** Start of Exercise input **

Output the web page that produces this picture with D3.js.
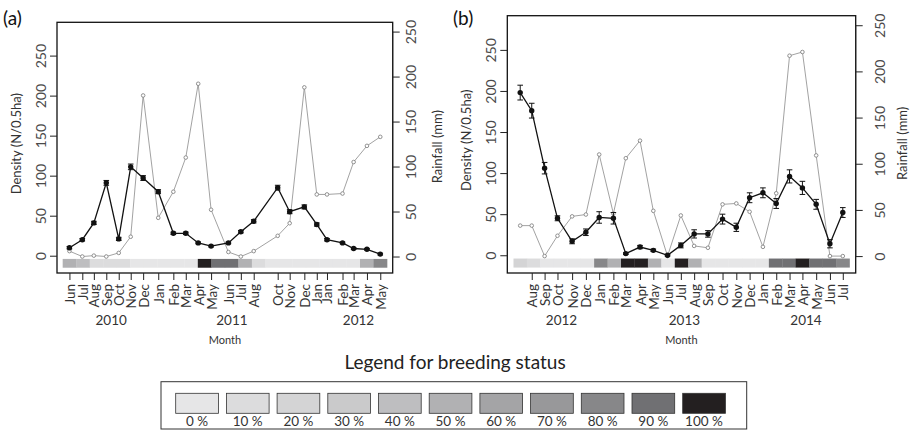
<!DOCTYPE html>
<html><head><meta charset="utf-8">
<script src="https://cdn.jsdelivr.net/npm/d3@7"></script>
<style>
body{margin:0;background:#fff}
text{font-family:Lato,"Open Sans",sans-serif}
</style>
</head><body>
<svg id="chart" width="911" height="440"></svg>
<script>
// ---------------- DATA ----------------
// Panel (a)
const datesA = ["2010-06-20","2010-07-19","2010-08-14","2010-09-11","2010-10-09","2010-11-05","2010-12-03",
  "2011-01-06","2011-02-09","2011-03-09","2011-04-06","2011-05-05","2011-06-13","2011-07-11","2011-08-09",
  "2011-10-02","2011-10-29","2011-12-01","2011-12-29","2012-01-21","2012-02-25","2012-03-21","2012-04-20","2012-05-20"];
const monthsA = ["Jun","Jul","Aug","Sep","Oct","Nov","Dec","Jan","Feb","Mar","Apr","May",
  "Jun","Jul","Aug","Oct","Nov","Dec","Jan","Jan","Feb","Mar","Apr","May"];
const densityA = [10,20,41,91,21,111,97,80,28,28,16,12,16,30,43,85,55,61,39,20,16,9,8,2];
const densityErrA = [1.5,1.5,2,3,2,3.5,3,2.5,1.5,1.5,1,1,1,1.5,2,3,2.5,2.5,2,1.5,1,1,1,1];
const rainA = [6,0,1,0,4,22,179,43,72,110,192,52,5,0,6,23,37,188,69,69,70,105,123,133];
const breedA = [50,40,10,10,10,0,0,0,0,0,100,90,90,50,10,0,0,0,0,0,0,0,50,80];
const yearsA = ["2010","2011","2012"];
const yearDatesA = ["2010-09-22","2011-06-21","2012-04-01"];

// Panel (b)
const datesB = ["2012-07-15","2012-08-10","2012-09-08","2012-10-07","2012-11-09","2012-12-10",
  "2013-01-09","2013-02-10","2013-03-10","2013-04-11","2013-05-11","2013-06-12","2013-07-12","2013-08-11",
  "2013-09-11","2013-10-14","2013-11-14","2013-12-14","2014-01-13","2014-02-12","2014-03-14","2014-04-12",
  "2014-05-13","2014-06-13","2014-07-12"];
const monthsB = ["","Aug","Sep","Oct","Nov","Dec","Jan","Feb","Mar","Apr","May","Jun","Jul",
  "Aug","Sep","Oct","Nov","Dec","Jan","Feb","Mar","Apr","May","Jun","Jul"];
const densityB = [198,176,106,45,17,28,46,45,2,10,6,0,12,26,26,44,34,70,76,63,96,82,62,14,52];
const densityErrB = [9,9,7,3,3,4,7,7,1,2,1.5,1,3,5,4,6,5,6,6,6,8,8,6,5,6];
const rainB = [33,33,0,22,43,45,110,46,106,125,49,0,44,11,9,56,57,48,10,68,217,221,109,0,0];
const breedB = [20,10,0,0,0,0,80,50,100,100,50,0,100,50,0,0,0,0,0,90,90,100,90,90,80];
const yearsB = ["2012","2013","2014"];
const yearDatesB = ["2012-10-16","2013-07-20","2014-04-20"];

// Axes / legend
const yTicks = [0,50,100,150,200,250];
const breedLevels = [0,10,20,30,40,50,60,70,80,90,100];
const breedColors = ["#e6e6e7","#dcdcdd","#d4d4d5","#cacacb","#bebec0","#b1b1b3","#a4a4a6","#98989a","#878789","#707073","#231f20"];

// ---------------- DRAW ----------------
const svg = d3.select("#chart");
const parse = d3.timeParse("%Y-%m-%d");
const colorOf = d3.scaleOrdinal().domain(breedLevels).range(breedColors);
const pad = (lo, hi) => { const r = hi - lo; return [lo - 0.04*r, hi + 0.04*r]; };

function drawPanel(cfg) {
  const g = svg.append("g");
  const dates = cfg.dates.map(parse);
  const ext = d3.extent(dates, d => +d);
  const xd = pad(ext[0], ext[1]);
  const x = d3.scaleTime().domain([new Date(xd[0]), new Date(xd[1])]).range([cfg.left, cfg.right]);
  const yL = d3.scaleLinear().domain(pad(-10, 280)).range([cfg.bottom, cfg.top]);
  const yR = d3.scaleLinear().domain(pad(-8, 250)).range([cfg.bottom, cfg.top]);

  // breeding strip (index based)
  const n = dates.length;
  const x0 = x(dates[0]), x1 = x(dates[n-1]);
  const step = (x1 - x0) / (n - 1);
  const xi = d3.scaleLinear().domain([0, n-1]).range([x0, x1]);
  g.selectAll("rect.strip").data(cfg.breed).join("rect")
    .attr("x", (d,i) => xi(i) - step/2)
    .attr("width", step + 0.3)
    .attr("y", yL(-4))
    .attr("height", yL(-15) - yL(-4))
    .attr("fill", d => colorOf(d));

  // rainfall
  const rainPts = cfg.rain.map((v,i) => [x(dates[i]), yR(v)]);
  g.append("path").attr("d", d3.line()(rainPts))
    .attr("fill","none").attr("stroke","#979797").attr("stroke-width",0.9);
  g.selectAll("circle.rain").data(rainPts).join("circle")
    .attr("cx", d => d[0]).attr("cy", d => d[1]).attr("r", 1.8)
    .attr("fill","#fff").attr("stroke","#858585").attr("stroke-width",0.9);

  // density
  const denPts = cfg.density.map((v,i) => [x(dates[i]), yL(v)]);
  g.append("path").attr("d", d3.line()(denPts))
    .attr("fill","none").attr("stroke","#111").attr("stroke-width",1.3);
  cfg.density.forEach((v,i) => {
    const e = cfg.err[i], cx = x(dates[i]);
    g.append("line").attr("x1",cx).attr("x2",cx).attr("y1",yL(v-e)).attr("y2",yL(v+e))
      .attr("stroke","#111").attr("stroke-width",1);
    [v-e, v+e].forEach(w => g.append("line").attr("x1",cx-2.8).attr("x2",cx+2.8)
      .attr("y1",yL(w)).attr("y2",yL(w)).attr("stroke","#111").attr("stroke-width",1));
  });
  g.selectAll("circle.den").data(denPts).join("circle")
    .attr("cx", d => d[0]).attr("cy", d => d[1]).attr("r", 2.7).attr("fill","#111");

  // box
  g.append("rect").attr("x",cfg.left).attr("y",cfg.top)
    .attr("width",cfg.right-cfg.left).attr("height",cfg.bottom-cfg.top)
    .attr("fill","none").attr("stroke","#111").attr("stroke-width",1.3);

  // left axis
  const aL = g.append("g").attr("transform",`translate(${cfg.left},0)`)
    .call(d3.axisLeft(yL).tickValues(yTicks).tickSize(7).tickSizeOuter(0));
  aL.select(".domain").remove();
  aL.selectAll(".tick line").attr("stroke","#222");
  aL.selectAll(".tick text").attr("x",0).attr("dy",null)
    .attr("transform","translate(-17,0) rotate(-90)").attr("text-anchor","middle")
    .attr("dominant-baseline","central")
    .style("font-size","14px").attr("fill","#4a4a4a");

  // right axis
  const aR = g.append("g").attr("transform",`translate(${cfg.right},0)`)
    .call(d3.axisRight(yR).tickValues(yTicks).tickSize(7).tickSizeOuter(0));
  aR.select(".domain").attr("d", `M0,${yR(0)}V${yR(250)}`).attr("stroke","#222");
  aR.selectAll(".tick line").attr("stroke","#222");
  aR.selectAll(".tick text").attr("x",0).attr("dy",null)
    .attr("transform",`translate(${cfg.rOff},0) rotate(-90)`).attr("text-anchor","middle")
    .attr("dominant-baseline","central")
    .style("font-size","14px").attr("fill","#4a4a4a");

  // bottom axis (months)
  const tickIdx = cfg.months.map((m,i) => i).filter(i => cfg.months[i] !== "");
  const aB = g.append("g").attr("transform",`translate(0,${cfg.bottom})`)
    .call(d3.axisBottom(x).tickValues(tickIdx.map(i => dates[i]))
      .tickFormat((d,k) => cfg.months[tickIdx[k]]).tickSize(7).tickSizeOuter(0));
  aB.select(".domain").remove();
  aB.selectAll(".tick line").attr("stroke","#222");
  aB.selectAll(".tick text").attr("y",0).attr("dy",null)
    .attr("transform","translate(0,11) rotate(-90)").attr("text-anchor","end")
    .attr("dominant-baseline","central")
    .style("font-size","13.5px").attr("fill","#333");

  // year labels
  g.selectAll("text.year").data(cfg.years).join("text")
    .attr("x",(d,i) => x(parse(cfg.yearDates[i]))).attr("y",325)
    .attr("text-anchor","middle").style("font-size","13.5px").attr("fill","#333").text(d => d);

  // axis titles
  g.append("text").attr("transform",`translate(${cfg.left-41},${(cfg.top+cfg.bottom)/2-4}) rotate(-90)`)
    .attr("text-anchor","middle").attr("dominant-baseline","central")
    .style("font-size","13px").attr("fill","#333").text("Density (N/0.5ha)");
  g.append("text").attr("transform",`translate(${cfg.right+cfg.rLab},${(cfg.top+cfg.bottom)/2-1}) rotate(-90)`)
    .attr("text-anchor","middle").attr("dominant-baseline","central")
    .style("font-size","13px").attr("fill","#333").text("Rainfall (mm)");
  g.append("text").attr("x",(cfg.left+cfg.right)/2).attr("y",344)
    .attr("text-anchor","middle").style("font-size","11px").attr("fill","#333").text("Month");
  g.append("text").attr("x",cfg.tagX).attr("y",25)
    .style("font-size","19px").attr("fill","#111").text(cfg.tag);
}

drawPanel({dates:datesA, months:monthsA, density:densityA, err:densityErrA, rain:rainA, breed:breedA,
  years:yearsA, yearDates:yearDatesA, left:57, right:392.7, top:22.3, bottom:273,
  rOff:18, rLab:44, tag:"(a)", tagX:3});
drawPanel({dates:datesB, months:monthsB, density:densityB, err:densityErrB, rain:rainB, breed:breedB,
  years:yearsB, yearDates:yearDatesB, left:507.3, right:855.7, top:15.7, bottom:273,
  rOff:24, rLab:46, tag:"(b)", tagX:453});

// legend
const lg = svg.append("g");
lg.append("text").attr("x",455).attr("y",369).attr("text-anchor","middle")
  .style("font-size","19px").attr("fill","#222").text("Legend for breeding status");
lg.append("rect").attr("x",161).attr("y",381.7).attr("width",585.7).attr("height",47.3)
  .attr("fill","#fff").attr("stroke","#333").attr("stroke-width",1);
const lx = d3.scaleLinear().domain([0,10]).range([175.7, 682.7]);
lg.selectAll("rect.sw").data(breedLevels).join("rect")
  .attr("x",(d,i) => lx(i)).attr("y",393.3).attr("width",42.7).attr("height",20)
  .attr("fill",d => colorOf(d)).attr("stroke","#333").attr("stroke-width",0.8);
lg.selectAll("text.sw").data(breedLevels).join("text")
  .attr("x",(d,i) => lx(i)+21.3).attr("y",426).attr("text-anchor","middle")
  .style("font-size","13.5px").attr("fill","#333").text(d => d + " %");
</script>
</body></html>
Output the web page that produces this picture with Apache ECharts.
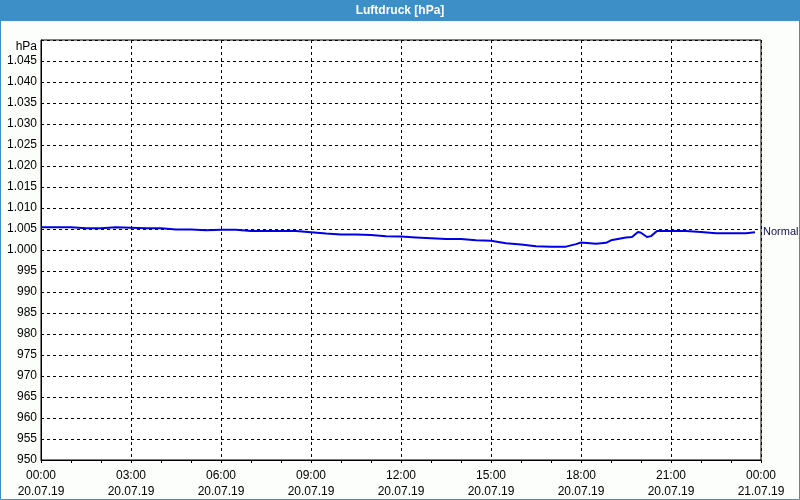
<!DOCTYPE html>
<html>
<head>
<meta charset="utf-8">
<script src="https://cdn.jsdelivr.net/npm/echarts@6/dist/echarts.min.js"></script>
<style>
html,body{margin:0;padding:0;background:#fcfefc;}
#c{width:800px;height:500px;}
</style>
</head>
<body>
<div id="c"></div>
<script>
// Data
const times = ["00:00","00:30","01:00","01:30","02:00","02:30","03:00","03:30","04:00","04:30","05:00","05:30",
  "06:00","06:30","07:00","07:30","08:00","08:30","09:00","09:30","10:00","10:30","11:00","11:30",
  "12:00","12:30","13:00","13:30","14:00","14:30","15:00","15:30","16:00","16:30","17:00","17:30",
  "17:50","18:00","18:30","18:50","19:00","19:30","19:42","19:54","20:00","20:12","20:20","20:32",
  "21:00","21:30","22:00","22:30","23:00","23:30","23:48"];
const pressure = [1005.4,1005.4,1005.4,1005.2,1005.2,1005.4,1005.3,1005.2,1005.2,1004.9,1004.9,1004.7,
  1004.8,1004.8,1004.5,1004.5,1004.5,1004.5,1004.2,1003.9,1003.7,1003.7,1003.6,1003.3,
  1003.2,1003.0,1002.8,1002.6,1002.6,1002.3,1002.2,1001.6,1001.3,1000.9,1000.8,1000.8,
  1001.4,1001.8,1001.5,1001.7,1002.3,1003.0,1003.1,1004.3,1004.1,1003.1,1003.3,1004.5,
  1004.5,1004.5,1004.3,1004.0,1004.0,1004.0,1004.2];
const xTickHours = [0,3,6,9,12,15,18,21,24];
const xTickLabels = ["00:00\n20.07.19","03:00\n20.07.19","06:00\n20.07.19","09:00\n20.07.19","12:00\n20.07.19",
  "15:00\n20.07.19","18:00\n20.07.19","21:00\n20.07.19","00:00\n21.07.19"];
const normalValue = 1004.2;
const titleText = "Luftdruck [hPa]";
const unitText = "hPa";

function toHours(s){const p=s.split(':');return +p[0]+(+p[1])/60;}
const seriesData = times.map((t,i)=>[toHours(t),pressure[i]]);

const chart = echarts.init(document.getElementById('c'));
const font = 'Liberation Sans, Arial, sans-serif';
chart.setOption({
  animation:false,
  backgroundColor:'#fcfefc',
  textStyle:{fontFamily:font},
  graphic:[
    {type:'rect',shape:{x:0.5,y:0.5,width:799,height:499},style:{fill:'none',stroke:'#3d8fc7',lineWidth:1},z:10},
    {type:'rect',shape:{x:0,y:0,width:800,height:21},style:{fill:'#3d8fc7'},z:10},
    {type:'text',x:400,y:11,style:{text:titleText,fill:'#ffffff',font:'bold 12px '+font,align:'center',verticalAlign:'middle'},z:11}
  ],
  grid:{left:41,right:39,top:40,bottom:40,show:true,borderColor:'#000',borderWidth:1,backgroundColor:'#ffffff'},
  xAxis:{
    type:'value',min:0,max:24,interval:3,
    axisLine:{lineStyle:{color:'#000'}},
    axisTick:{show:true,length:3,lineStyle:{color:'#000'}},
    minorTick:{show:true,splitNumber:3,length:3,lineStyle:{color:'#000'}},
    splitLine:{show:true,lineStyle:{color:'#000',type:[3,3],width:1}},
    axisLabel:{color:'#000',fontSize:12,lineHeight:16,margin:8,
      formatter:v=>{const i=xTickHours.indexOf(v);return i>=0?xTickLabels[i]:'';}}
  },
  yAxis:{
    type:'value',min:950,max:1050,interval:5,
    name:unitText,nameLocation:'end',nameGap:-13,
    nameTextStyle:{color:'#000',fontSize:12,align:'right',padding:[0,4,0,0]},
    axisLine:{show:true,lineStyle:{color:'#000'}},
    axisTick:{show:false},
    splitLine:{show:true,lineStyle:{color:'#000',type:[3,3],width:1}},
    axisLabel:{color:'#000',fontSize:12,margin:4,
      formatter:v=>{if(v>=1050)return '';if(v>=1000){return '1.'+String(v-1000).padStart(3,'0');}return String(v);}}
  },
  series:[{
    type:'line',data:seriesData,showSymbol:false,
    lineStyle:{color:'#0000e6',width:2},
    markLine:{silent:true,symbol:'none',
      lineStyle:{color:'rgba(0,0,0,0)',width:1,type:'solid'},
      label:{show:true,position:'end',formatter:'Normal',color:'#101050',fontSize:11,distance:2},
      data:[{yAxis:normalValue}]}
  }]
});
</script>
</body>
</html>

** End of Exercise input **

Brief. All lines above from the one containing "Output the web page that produces this picture with Apache" through the one containing "const seriesData = times.map((t,i)=>[toHours(t),pressure[i]]);" are to be quoted exactly, and only those; pictures are left out.

The response.
Output the web page that produces this picture with Apache ECharts.
<!DOCTYPE html>
<html>
<head>
<meta charset="utf-8">
<script src="https://cdn.jsdelivr.net/npm/echarts@6/dist/echarts.min.js"></script>
<style>
html,body{margin:0;padding:0;background:#fcfefc;}
#c{width:800px;height:500px;}
</style>
</head>
<body>
<div id="c"></div>
<script>
// Data
const times = ["00:00","00:30","01:00","01:30","02:00","02:30","03:00","03:30","04:00","04:30","05:00","05:30",
  "06:00","06:30","07:00","07:30","08:00","08:30","09:00","09:30","10:00","10:30","11:00","11:30",
  "12:00","12:30","13:00","13:30","14:00","14:30","15:00","15:30","16:00","16:30","17:00","17:30",
  "17:50","18:00","18:30","18:50","19:00","19:30","19:42","19:54","20:00","20:12","20:20","20:32",
  "21:00","21:30","22:00","22:30","23:00","23:30","23:48"];
const pressure = [1005.4,1005.4,1005.4,1005.2,1005.2,1005.4,1005.3,1005.2,1005.2,1004.9,1004.9,1004.7,
  1004.8,1004.8,1004.5,1004.5,1004.5,1004.5,1004.2,1003.9,1003.7,1003.7,1003.6,1003.3,
  1003.2,1003.0,1002.8,1002.6,1002.6,1002.3,1002.2,1001.6,1001.3,1000.9,1000.8,1000.8,
  1001.4,1001.8,1001.5,1001.7,1002.3,1003.0,1003.1,1004.3,1004.1,1003.1,1003.3,1004.5,
  1004.5,1004.5,1004.3,1004.0,1004.0,1004.0,1004.2];
const xTickHours = [0,3,6,9,12,15,18,21,24];
const xTickLabels = ["00:00\n20.07.19","03:00\n20.07.19","06:00\n20.07.19","09:00\n20.07.19","12:00\n20.07.19",
  "15:00\n20.07.19","18:00\n20.07.19","21:00\n20.07.19","00:00\n21.07.19"];
const normalValue = 1004.2;
const titleText = "Luftdruck [hPa]";
const unitText = "hPa";

function toHours(s){const p=s.split(':');return +p[0]+(+p[1])/60;}
const seriesData = times.map((t,i)=>[toHours(t),pressure[i]]);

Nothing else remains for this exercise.